# Other fish in Betta genus



## Dwarden3 (Apr 1, 2013)

I know there are a lot of fish in the Betta genus besides Betta splendens. I was wondering if anyone here keeps/breeds those other types. Also, a lot of these species are endangered. I am interested in breeding the more endangered species of betta for conservation purposes. If you know of who to contact about doing that, or how I can start helping conserve them, then please tell me how.


----------



## LittleBettaFish (Oct 2, 2010)

http://www.bettafish.com/showthread.php?t=116188

This thread has a heap of information on it. 

Also, Setsuna on here keeps a lot of wild bettas from the splendens complex so I would probably contact him if you are seriously considering purchasing/breeding wild bettas.


----------



## Dwarden3 (Apr 1, 2013)

I know there are a lot of different betta wild types, but I was wondering what conservation groups there are because some of the wild types are listed as endangered.


----------



## LittleBettaFish (Oct 2, 2010)

Only one I can think of is the IBC species maintenance program.

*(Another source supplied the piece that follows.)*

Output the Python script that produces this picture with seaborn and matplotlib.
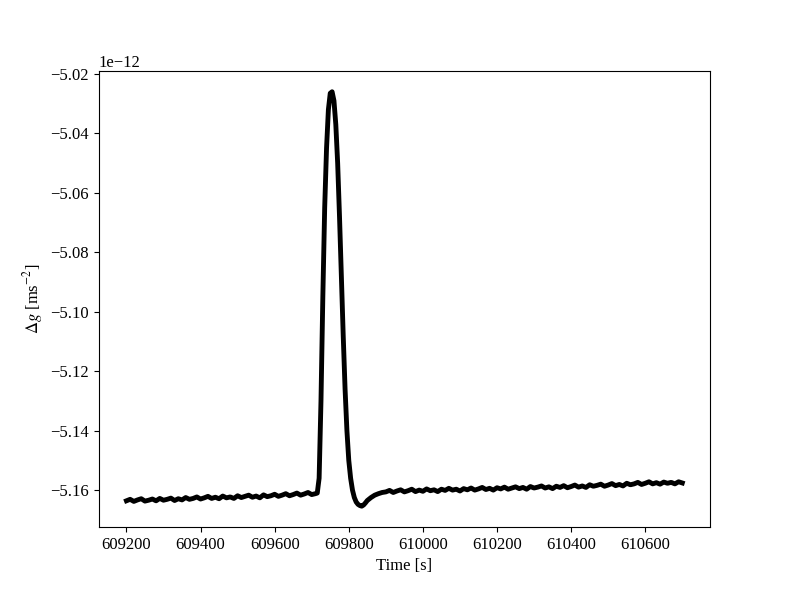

While many betta species are endangered in the wild, their population numbers are often quite secure in captivity. We regularly have a number of species that are listed as endangered/critically endangered come through the wholesaler here. Then you add to that breeders and hobbyists such as myself and the situation for many while not ideal, is far from dire.


----------



## Dwarden3 (Apr 1, 2013)

How do I join one of those programs? Also, who sells/supplies stock for that kind of conservation?


----------



## LittleBettaFish (Oct 2, 2010)

I'm not sure as I am not a member of the IBC or the species program. 

However, many of the splendens complex of species are highly endangered due to both habitat destruction and hybridism. Setsuna who is a member here usually has some pairs of various species for sale, or can put you in contact with someone who does. 

If you are going to get serious about breeding wilds, the best thing I would advise is to do a lot of reading first. Their needs and care requirements can be quite different from a domesticated betta depending on their species.


----------